Even so, these tactics of web wars work well enough that most of us stumble on one of these single-product sites during our daily browsing.

Other tactics employed in web wars:

  • bad-mouthing the competition
  • deceitful selling practices
  • loads and loads of fine print and disclaimers
  • onsite redirects (taking the visitor to an unexpected sales page)
  • deeply embedded site links optimized just for search engines
  • PPC (pay-per-click) fraud
  • site hacking
  • cross-server attacks (X-server)
  • email blasts from phony IP addresses
  • endless auto-responders
  • fake opt-ins

And there are plenty more black hat and gray hat tactics employed in the battlefield environment of the W3.

Competition Is Better

Competition involves demonstrating that your products are better, your services more complete and utile, your message more on target. Competition is about persuasion, suggestions and, above all, value added.

Hype isn’t required for valuable products, services or ideas. The quality of the services, the low, low prices (and the quality of the service) the attention to detail and client care – all of these sell quality and real usefulness.

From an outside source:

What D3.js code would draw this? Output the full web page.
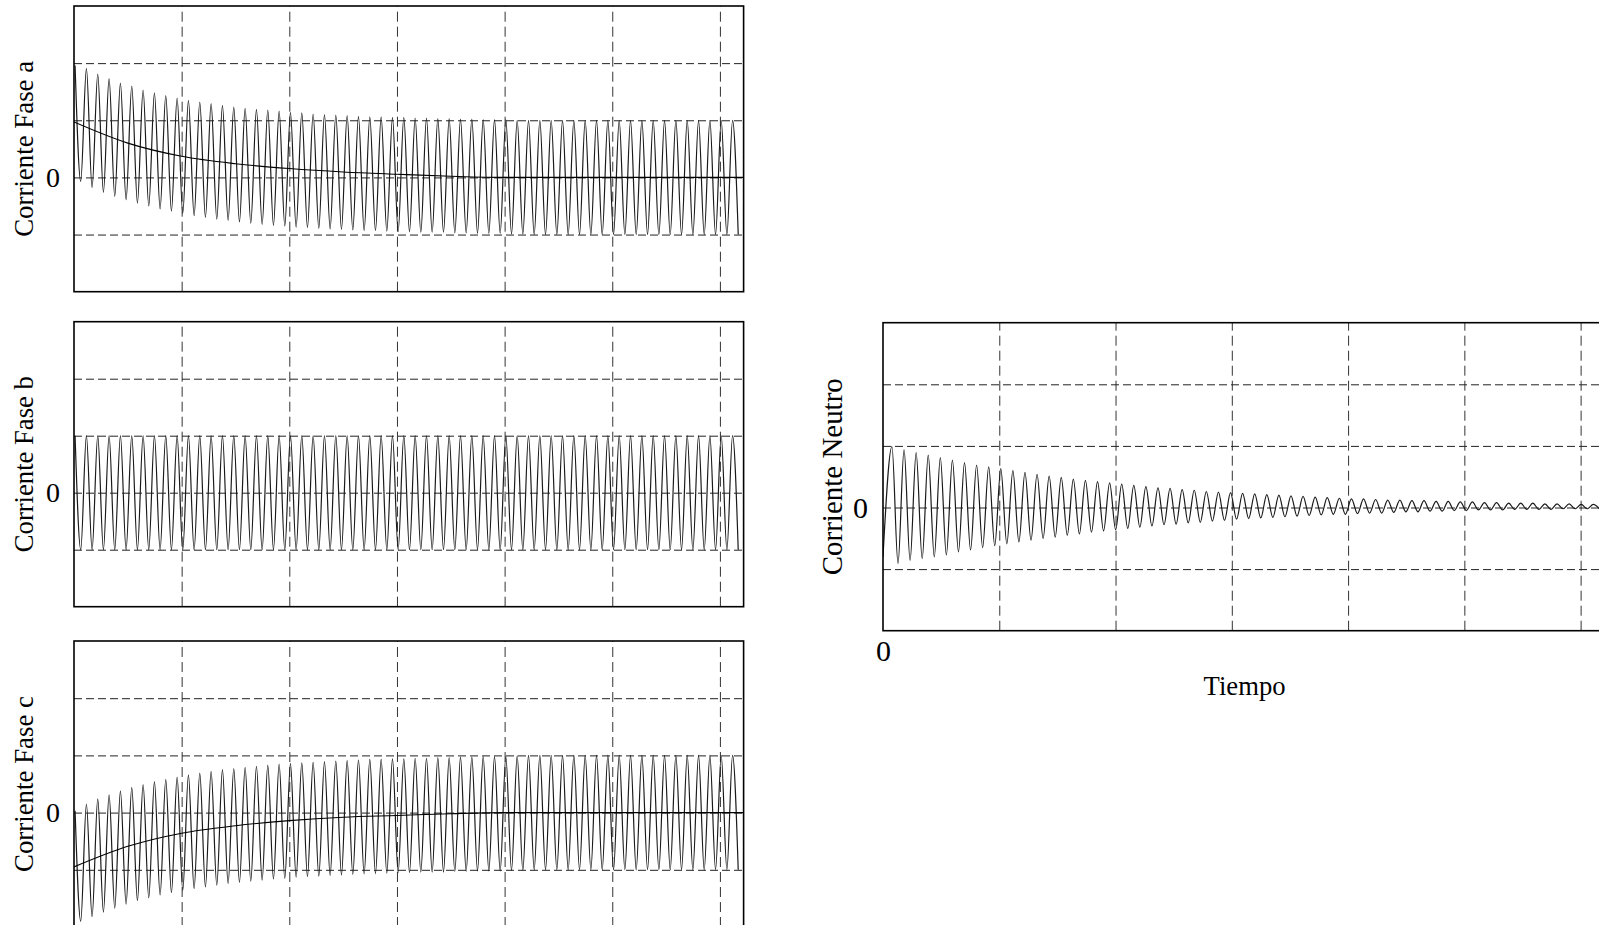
<!DOCTYPE html>
<meta charset="utf-8">
<script src="https://d3js.org/d3.v7.min.js"></script>
<style>
body { margin: 0; background: #fff; }
svg { display: block; }
.grid line { stroke: #222; stroke-width: 1; }
.grid .domain { display: none; }
.lbl .domain { display: none; }
.frame { fill: none; stroke: #000; stroke-width: 1.6; }
.wave { fill: none; stroke: #1a1a1a; stroke-width: 1.2; }
.dc { fill: none; stroke: #000; stroke-width: 1.1; }
text { font-family: "Liberation Serif", "Times New Roman", serif; fill: #000; }
</style>
<div id="chart"></div>
<script>
// grid positions and tick labels (grid units)
var xGrid = [1, 2, 3, 4, 5, 6];
var yGrid = [-1, 0, 1, 2];
var xTicks = [0];
var yTicks = [0];

// one peak + one trough per cycle
var aPeaks = [1.96, 1.91, 1.81, 1.73, 1.65, 1.60, 1.53, 1.48, 1.43, 1.39,
  1.35, 1.32, 1.29, 1.26, 1.23, 1.21, 1.19, 1.18, 1.16, 1.14,
  1.13, 1.11, 1.10, 1.09, 1.08, 1.07, 1.06, 1.06, 1.05, 1.05,
  1.04, 1.04, 1.03, 1.03, 1.02, 1.02, 1.01, 1.01, 1.01, 1.00,
  1.00, 1.00, 1.00, 1.00, 1.00, 1.00, 1.00, 1.00, 1.00, 1.00,
  1.00, 1.00, 1.00, 1.00, 1.00, 1.00, 1.00, 1.00, 1.00];
var aTroughs = [-0.07, -0.18, -0.26, -0.33, -0.39, -0.45, -0.50, -0.55, -0.59, -0.63,
  -0.67, -0.70, -0.73, -0.75, -0.78, -0.80, -0.82, -0.84, -0.85, -0.87,
  -0.88, -0.89, -0.90, -0.91, -0.92, -0.93, -0.93, -0.94, -0.95, -0.95,
  -0.96, -0.96, -0.96, -0.97, -0.97, -0.98, -0.98, -0.98, -0.99, -0.99,
  -1.00, -1.00, -1.00, -1.00, -1.00, -1.00, -1.00, -1.00, -1.00, -1.00,
  -1.00, -1.00, -1.00, -1.00, -1.00, -1.00, -1.00, -1.00, -1.00];

var bPeaks = [1.00, 1.00, 1.00, 1.00, 1.00, 1.00, 1.00, 1.00, 1.00, 1.00,
  1.00, 1.00, 1.00, 1.00, 1.00, 1.00, 1.00, 1.00, 1.00, 1.00,
  1.00, 1.00, 1.00, 1.00, 1.00, 1.00, 1.00, 1.00, 1.00, 1.00,
  1.00, 1.00, 1.00, 1.00, 1.00, 1.00, 1.00, 1.00, 1.00, 1.00,
  1.00, 1.00, 1.00, 1.00, 1.00, 1.00, 1.00, 1.00, 1.00, 1.00,
  1.00, 1.00, 1.00, 1.00, 1.00, 1.00, 1.00, 1.00, 1.00];
var bTroughs = [-1.00, -1.00, -1.00, -1.00, -1.00, -1.00, -1.00, -1.00, -1.00, -1.00,
  -1.00, -1.00, -1.00, -1.00, -1.00, -1.00, -1.00, -1.00, -1.00, -1.00,
  -1.00, -1.00, -1.00, -1.00, -1.00, -1.00, -1.00, -1.00, -1.00, -1.00,
  -1.00, -1.00, -1.00, -1.00, -1.00, -1.00, -1.00, -1.00, -1.00, -1.00,
  -1.00, -1.00, -1.00, -1.00, -1.00, -1.00, -1.00, -1.00, -1.00, -1.00,
  -1.00, -1.00, -1.00, -1.00, -1.00, -1.00, -1.00, -1.00, -1.00];

var cPeaks = [0.03, 0.15, 0.24, 0.31, 0.38, 0.44, 0.49, 0.54, 0.58, 0.62,
  0.66, 0.69, 0.72, 0.75, 0.77, 0.79, 0.81, 0.83, 0.85, 0.86,
  0.87, 0.88, 0.89, 0.90, 0.91, 0.92, 0.93, 0.93, 0.94, 0.94,
  0.95, 0.95, 0.96, 0.96, 0.97, 0.97, 0.98, 0.98, 0.98, 0.99,
  1.00, 1.00, 1.00, 1.00, 1.00, 1.00, 1.00, 1.00, 1.00, 1.00,
  1.00, 1.00, 1.00, 1.00, 1.00, 1.00, 1.00, 1.00, 1.00];
var cTroughs = [-1.90, -1.82, -1.74, -1.67, -1.60, -1.54, -1.49, -1.44, -1.40, -1.36,
  -1.33, -1.30, -1.27, -1.24, -1.22, -1.20, -1.18, -1.16, -1.15, -1.13,
  -1.12, -1.11, -1.10, -1.09, -1.08, -1.07, -1.07, -1.06, -1.05, -1.05,
  -1.04, -1.04, -1.04, -1.03, -1.03, -1.02, -1.02, -1.02, -1.01, -1.01,
  -1.00, -1.00, -1.00, -1.00, -1.00, -1.00, -1.00, -1.00, -1.00, -1.00,
  -1.00, -1.00, -1.00, -1.00, -1.00, -1.00, -1.00, -1.00, -1.00];

var nPeaks = [0.99, 0.94, 0.89, 0.85, 0.81, 0.77, 0.73, 0.69, 0.66, 0.63,
  0.60, 0.57, 0.54, 0.51, 0.49, 0.46, 0.44, 0.42, 0.40, 0.38,
  0.36, 0.34, 0.32, 0.31, 0.29, 0.28, 0.26, 0.25, 0.24, 0.23,
  0.22, 0.21, 0.20, 0.19, 0.18, 0.17, 0.16, 0.15, 0.14, 0.14,
  0.13, 0.12, 0.12, 0.11, 0.11, 0.10, 0.10, 0.09, 0.09, 0.08,
  0.08, 0.07, 0.07, 0.07, 0.06, 0.06, 0.06, 0.05, 0.05];
var nTroughs = [-0.91, -0.86, -0.83, -0.80, -0.77, -0.72, -0.69, -0.65, -0.62, -0.59,
  -0.56, -0.53, -0.50, -0.48, -0.45, -0.43, -0.40, -0.38, -0.36, -0.34,
  -0.32, -0.30, -0.28, -0.27, -0.25, -0.24, -0.22, -0.21, -0.19, -0.18,
  -0.17, -0.16, -0.15, -0.14, -0.13, -0.12, -0.11, -0.11, -0.10, -0.09,
  -0.09, -0.08, -0.07, -0.07, -0.06, -0.06, -0.05, -0.05, -0.04, -0.04,
  -0.04, -0.03, -0.03, -0.03, -0.03, -0.02, -0.02, -0.02, -0.02];
var nStart = -0.80;

// decaying offset (DC part) of phases a and c
var dcTimes = [0, 0.5, 1, 1.5, 2, 2.5, 3, 3.5, 4, 6.22];
var aDc = [0.97, 0.60, 0.37, 0.24, 0.155, 0.095, 0.055, 0.02, 0, 0];
var cDc = [-0.95, -0.59, -0.36, -0.23, -0.14, -0.08, -0.05, -0.02, 0, 0];

var xMax = 6.22;

var svg = d3.select("#chart").append("svg")
    .attr("width", 1599)
    .attr("height", 925);

var panels = [
  {id: "a", label: "Corriente Fase a", peaks: aPeaks, troughs: aTroughs, dc: aDc,
   x: 74, y: 6, w: 669.6, h: 285.7, period: 0.1053, first: 0.01, fs: 28, len: 176, labX: 32.5, pad: 14},
  {id: "b", label: "Corriente Fase b", peaks: bPeaks, troughs: bTroughs, dc: null,
   x: 74, y: 321.7, w: 669.6, h: 285, period: 0.1053, first: 0.01, fs: 28, len: 176, labX: 32.5, pad: 14},
  {id: "c", label: "Corriente Fase c", peaks: cPeaks, troughs: cTroughs, dc: cDc,
   x: 74, y: 641, w: 669.6, h: 286, period: 0.1053, first: 0.01, fs: 28, len: 176, labX: 32.5, pad: 14},
  {id: "n", label: "Corriente Neutro", peaks: nPeaks, troughs: nTroughs, dc: null, start: nStart,
   x: 883, y: 322.7, w: 723.2, h: 308, period: 0.104, first: 0.077, fs: 30, len: 197, labX: 842, pad: 15, xlab: true}
];

panels.forEach(function(p) {
  var x = d3.scaleLinear().domain([0, xMax]).range([p.x, p.x + p.w]);
  var y = d3.scaleLinear().domain([-2, 3]).range([p.y + p.h, p.y]);
  var g = svg.append("g");

  g.append("clipPath").attr("id", "clip-" + p.id)
    .append("rect").attr("x", p.x).attr("y", p.y).attr("width", p.w).attr("height", p.h);

  // dashed grid
  g.append("g").attr("class", "grid")
    .attr("transform", "translate(0," + (p.y + p.h) + ")")
    .call(d3.axisBottom(x).tickValues(xGrid).tickSize(-p.h).tickFormat(""))
    .selectAll("line").attr("stroke-dasharray", "10,5").style("stroke", "#333");
  g.append("g").attr("class", "grid")
    .attr("transform", "translate(" + p.x + ",0)")
    .call(d3.axisLeft(y).tickValues(yGrid).tickSize(-p.w).tickFormat(""))
    .selectAll("line").attr("stroke-dasharray", "8,4");

  // waveform: peak then trough each cycle
  var pts = [];
  if (p.start !== undefined) pts.push([0, p.start]);
  p.peaks.forEach(function(v, k) {
    var t = p.first + k * p.period;
    pts.push([t, v]);
    pts.push([t + p.period / 2, p.troughs[k]]);
  });
  var line = d3.line()
    .x(function(d) { return x(d[0]); })
    .y(function(d) { return y(d[1]); })
    .curve(d3.curveMonotoneX);

  var plot = g.append("g").attr("clip-path", "url(#clip-" + p.id + ")");
  plot.append("path").attr("class", "wave").attr("d", line(pts));

  if (p.dc) {
    plot.append("path").attr("class", "dc")
      .attr("d", line(dcTimes.map(function(t, i) { return [t, p.dc[i]]; })));
  }

  g.append("rect").attr("class", "frame")
    .attr("x", p.x).attr("y", p.y).attr("width", p.w).attr("height", p.h);

  // "0" tick labels
  var yl = g.append("g").attr("class", "lbl")
    .attr("transform", "translate(" + p.x + ",0)")
    .call(d3.axisLeft(y).tickValues(yTicks).tickSize(0).tickPadding(p.pad).tickFormat(function(d) { return String(d); }));
  yl.attr("font-family", null).attr("font-size", null);
  yl.selectAll("text").style("font-size", p.fs + "px");

  if (p.xlab) {
    var xl = g.append("g").attr("class", "lbl")
      .attr("transform", "translate(0," + (p.y + p.h) + ")")
      .call(d3.axisBottom(x).tickValues(xTicks).tickSize(0).tickPadding(9).tickFormat(function(d) { return String(d); }));
    xl.attr("font-family", null).attr("font-size", null);
    xl.selectAll("text").style("font-size", p.fs + "px");

    g.append("text")
      .attr("x", x(xMax / 2))
      .attr("y", p.y + p.h + 64)
      .attr("text-anchor", "middle")
      .attr("textLength", 82)
      .attr("lengthAdjust", "spacingAndGlyphs")
      .style("font-size", "28px")
      .text("Tiempo");
  }

  // rotated y label
  g.append("text")
    .attr("transform", "translate(" + p.labX + "," + (p.y + p.h / 2) + ") rotate(-90)")
    .attr("text-anchor", "middle")
    .attr("textLength", p.len)
    .attr("lengthAdjust", "spacingAndGlyphs")
    .style("font-size", p.fs + "px")
    .text(p.label);
});
</script>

The difference between web-based battle tactics and competition is (1) an indication of product or service quality and (2) an enhanced online persona.

Competition doesn’t require hype. It requires a clear understanding of the client’s needs, the site owners’ needs and the benefits the web-business can deliver.

The Site Owner’s Needs

Forget them. They’re hurting you. Your needs are pretty simple to describe: make a sale, close a deal, publish a message to the world. That’s it. That’s what the site owner needs. And if the web site focuses on the owner’s needs, visitor’s won’t convert. That’s why the “value added equation” is so effective. It appeals to the buyer’s intellect and reasoning skills, not to the site owner’s emotions. (Greed? Tsk.)

The Visitor’s Needs

These are the focus of all site text. It may be necessary to define those needs. Remember, the web is used to conduct product research by 81% of us. This means that, often, the prospect is looking for information – NOT HYPE!!! Especially over morning coffee.

Your site text, in a competitive race, should:

  • define the buyers needs.
  • expand the buyer’s needs (up sell).
  • provide solutions without requiring a purchase or opt in.
  • define prospect’s benefits NOT product features (don’t assume the prospect will “see” the benefits so spell them out in terms of the site visitor, e.g. “Your administrative staff will increase office productivity by 54% using the medproRX software and wireless system.”
  • The text mentions wireless, but the focus is on the benefit – a 54% increase in productivity. Now that’s something sure to catch the attention of any small medical delivery service owner.

Benefits are stated in terms of the potential buyer:

You’ll knock an hour off that weekly lawn mowing.

Your family receives benefits for as long as 25 years.

Your business will see lead generation jump 100% without spending millions on mainframe software upgrades.

You get the idea. Competition defines benefits and value added without the screaming hype. Sometimes, in narrow markets, web wars break out quickly but you can stay above the fray by competing with quality services, products, attention to client care and, of course, the value-added benefits of your goods.

Competition works when web warfare fails. Compete. Don’t do battle.